Print exactly the lines below between the line containing "Emit a web page" and the line containing "const sourceText = 'ΕΛΣΤΑΤ, 2017';", counting both of those lines. Leave pictures out.

========================

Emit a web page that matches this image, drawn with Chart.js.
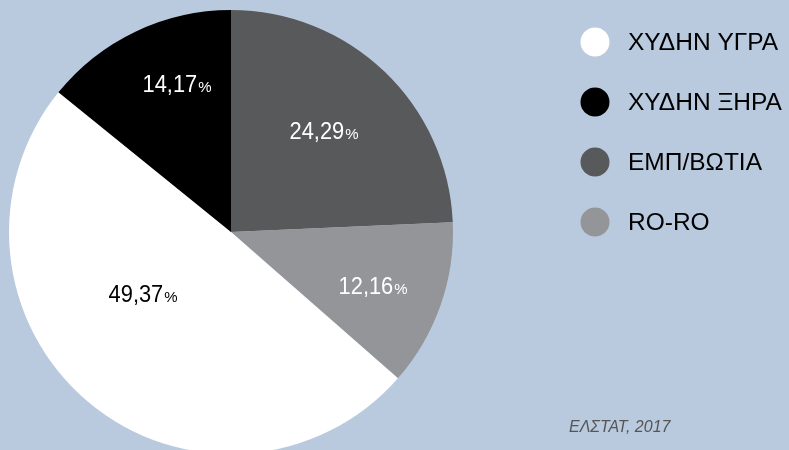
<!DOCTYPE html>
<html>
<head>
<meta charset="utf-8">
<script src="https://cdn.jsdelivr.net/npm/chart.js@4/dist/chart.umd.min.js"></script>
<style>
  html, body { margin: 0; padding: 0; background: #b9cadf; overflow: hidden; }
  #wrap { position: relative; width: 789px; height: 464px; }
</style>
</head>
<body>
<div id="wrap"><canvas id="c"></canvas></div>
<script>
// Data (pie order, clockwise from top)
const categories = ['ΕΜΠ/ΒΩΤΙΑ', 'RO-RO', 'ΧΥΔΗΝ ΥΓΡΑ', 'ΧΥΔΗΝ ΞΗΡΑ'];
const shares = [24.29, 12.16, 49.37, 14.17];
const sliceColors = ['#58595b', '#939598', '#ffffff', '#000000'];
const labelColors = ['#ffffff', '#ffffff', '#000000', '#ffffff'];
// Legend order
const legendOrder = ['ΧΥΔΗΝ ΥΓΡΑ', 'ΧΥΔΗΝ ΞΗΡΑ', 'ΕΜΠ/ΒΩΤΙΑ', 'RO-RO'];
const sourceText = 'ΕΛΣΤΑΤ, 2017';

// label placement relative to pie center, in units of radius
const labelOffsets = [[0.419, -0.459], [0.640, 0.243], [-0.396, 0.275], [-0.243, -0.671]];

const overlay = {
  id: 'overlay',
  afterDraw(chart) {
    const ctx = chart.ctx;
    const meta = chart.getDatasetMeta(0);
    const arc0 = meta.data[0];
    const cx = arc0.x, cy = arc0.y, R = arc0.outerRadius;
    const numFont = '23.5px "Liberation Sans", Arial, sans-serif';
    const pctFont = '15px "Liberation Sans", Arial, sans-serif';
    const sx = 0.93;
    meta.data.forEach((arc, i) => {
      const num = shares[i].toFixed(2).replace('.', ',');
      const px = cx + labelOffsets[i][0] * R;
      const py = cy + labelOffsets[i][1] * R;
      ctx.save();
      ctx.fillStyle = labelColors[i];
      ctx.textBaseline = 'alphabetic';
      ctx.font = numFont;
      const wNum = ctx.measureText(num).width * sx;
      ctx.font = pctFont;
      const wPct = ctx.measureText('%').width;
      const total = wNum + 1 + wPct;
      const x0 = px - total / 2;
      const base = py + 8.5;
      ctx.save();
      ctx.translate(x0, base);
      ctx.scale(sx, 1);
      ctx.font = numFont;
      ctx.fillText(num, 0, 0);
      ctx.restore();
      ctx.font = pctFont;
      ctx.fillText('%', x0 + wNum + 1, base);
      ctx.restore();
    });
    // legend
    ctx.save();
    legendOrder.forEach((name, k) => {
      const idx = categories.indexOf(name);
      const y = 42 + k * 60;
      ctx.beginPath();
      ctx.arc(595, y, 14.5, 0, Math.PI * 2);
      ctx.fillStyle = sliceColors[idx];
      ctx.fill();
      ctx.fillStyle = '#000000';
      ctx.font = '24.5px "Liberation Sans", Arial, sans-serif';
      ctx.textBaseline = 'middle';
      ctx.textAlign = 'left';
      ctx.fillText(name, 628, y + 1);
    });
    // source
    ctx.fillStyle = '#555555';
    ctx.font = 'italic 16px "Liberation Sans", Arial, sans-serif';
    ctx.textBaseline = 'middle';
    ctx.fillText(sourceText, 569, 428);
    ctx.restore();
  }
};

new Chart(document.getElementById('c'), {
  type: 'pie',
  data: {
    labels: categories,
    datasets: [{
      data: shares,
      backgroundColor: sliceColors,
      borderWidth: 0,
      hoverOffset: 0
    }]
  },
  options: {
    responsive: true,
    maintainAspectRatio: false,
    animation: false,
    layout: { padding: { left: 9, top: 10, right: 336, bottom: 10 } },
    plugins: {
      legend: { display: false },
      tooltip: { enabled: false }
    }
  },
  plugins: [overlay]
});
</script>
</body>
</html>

========================

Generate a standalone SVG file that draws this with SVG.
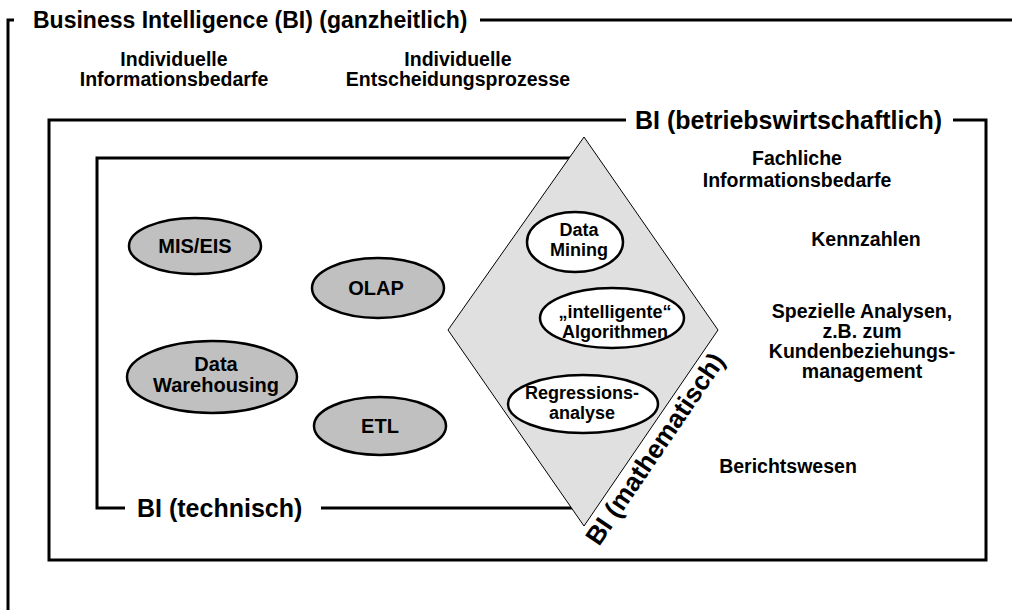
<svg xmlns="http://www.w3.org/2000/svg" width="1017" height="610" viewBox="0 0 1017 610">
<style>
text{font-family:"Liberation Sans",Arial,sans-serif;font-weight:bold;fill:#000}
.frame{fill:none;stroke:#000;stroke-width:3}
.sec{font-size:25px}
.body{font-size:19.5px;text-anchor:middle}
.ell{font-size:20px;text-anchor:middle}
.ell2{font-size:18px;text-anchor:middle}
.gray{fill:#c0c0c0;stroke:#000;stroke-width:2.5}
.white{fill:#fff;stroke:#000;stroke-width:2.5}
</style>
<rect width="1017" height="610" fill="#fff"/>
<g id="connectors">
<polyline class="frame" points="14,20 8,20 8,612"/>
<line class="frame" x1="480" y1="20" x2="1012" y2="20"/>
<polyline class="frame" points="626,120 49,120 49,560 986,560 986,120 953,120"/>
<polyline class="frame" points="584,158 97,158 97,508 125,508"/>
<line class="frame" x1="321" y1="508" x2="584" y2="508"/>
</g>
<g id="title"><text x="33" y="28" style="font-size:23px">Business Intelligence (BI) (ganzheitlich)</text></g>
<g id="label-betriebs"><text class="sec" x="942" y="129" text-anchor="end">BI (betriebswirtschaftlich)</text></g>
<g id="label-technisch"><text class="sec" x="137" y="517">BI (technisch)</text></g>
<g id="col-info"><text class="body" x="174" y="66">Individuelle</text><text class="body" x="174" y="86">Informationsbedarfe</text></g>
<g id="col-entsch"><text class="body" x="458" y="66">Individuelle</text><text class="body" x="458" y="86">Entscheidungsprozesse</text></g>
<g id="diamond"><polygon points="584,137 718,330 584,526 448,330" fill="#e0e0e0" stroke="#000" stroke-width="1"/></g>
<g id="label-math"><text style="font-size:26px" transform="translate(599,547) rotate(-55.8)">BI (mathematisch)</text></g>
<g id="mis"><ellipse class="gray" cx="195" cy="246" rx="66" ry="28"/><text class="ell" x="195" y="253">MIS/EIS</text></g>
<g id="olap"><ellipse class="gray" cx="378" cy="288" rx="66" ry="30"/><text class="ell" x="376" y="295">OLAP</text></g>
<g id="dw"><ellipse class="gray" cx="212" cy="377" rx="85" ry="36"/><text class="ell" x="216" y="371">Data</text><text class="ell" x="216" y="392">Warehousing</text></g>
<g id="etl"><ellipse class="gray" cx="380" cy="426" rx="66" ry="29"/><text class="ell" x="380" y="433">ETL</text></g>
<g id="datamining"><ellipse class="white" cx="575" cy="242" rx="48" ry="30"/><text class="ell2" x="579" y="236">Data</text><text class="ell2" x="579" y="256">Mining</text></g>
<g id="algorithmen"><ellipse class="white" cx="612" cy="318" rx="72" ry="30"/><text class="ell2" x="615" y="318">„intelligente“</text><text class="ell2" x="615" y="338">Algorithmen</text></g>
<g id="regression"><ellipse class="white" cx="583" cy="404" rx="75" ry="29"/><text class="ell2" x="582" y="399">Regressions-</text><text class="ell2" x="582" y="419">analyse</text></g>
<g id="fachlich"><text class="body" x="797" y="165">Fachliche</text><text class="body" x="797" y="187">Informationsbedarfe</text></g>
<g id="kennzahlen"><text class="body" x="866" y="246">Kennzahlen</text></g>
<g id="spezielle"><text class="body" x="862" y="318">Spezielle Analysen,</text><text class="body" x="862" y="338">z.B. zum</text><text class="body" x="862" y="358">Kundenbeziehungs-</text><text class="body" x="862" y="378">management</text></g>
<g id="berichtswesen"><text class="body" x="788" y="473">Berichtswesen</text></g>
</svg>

========================

**SOLUTION:**
Emit a web page that matches this image, drawn with Chart.js.
<!DOCTYPE html>
<html>
<head>
<meta charset="utf-8">
<script src="https://cdn.jsdelivr.net/npm/chart.js@4/dist/chart.umd.min.js"></script>
<style>
  html, body { margin: 0; padding: 0; background: #b9cadf; overflow: hidden; }
  #wrap { position: relative; width: 789px; height: 464px; }
</style>
</head>
<body>
<div id="wrap"><canvas id="c"></canvas></div>
<script>
// Data (pie order, clockwise from top)
const categories = ['ΕΜΠ/ΒΩΤΙΑ', 'RO-RO', 'ΧΥΔΗΝ ΥΓΡΑ', 'ΧΥΔΗΝ ΞΗΡΑ'];
const shares = [24.29, 12.16, 49.37, 14.17];
const sliceColors = ['#58595b', '#939598', '#ffffff', '#000000'];
const labelColors = ['#ffffff', '#ffffff', '#000000', '#ffffff'];
// Legend order
const legendOrder = ['ΧΥΔΗΝ ΥΓΡΑ', 'ΧΥΔΗΝ ΞΗΡΑ', 'ΕΜΠ/ΒΩΤΙΑ', 'RO-RO'];
const sourceText = 'ΕΛΣΤΑΤ, 2017';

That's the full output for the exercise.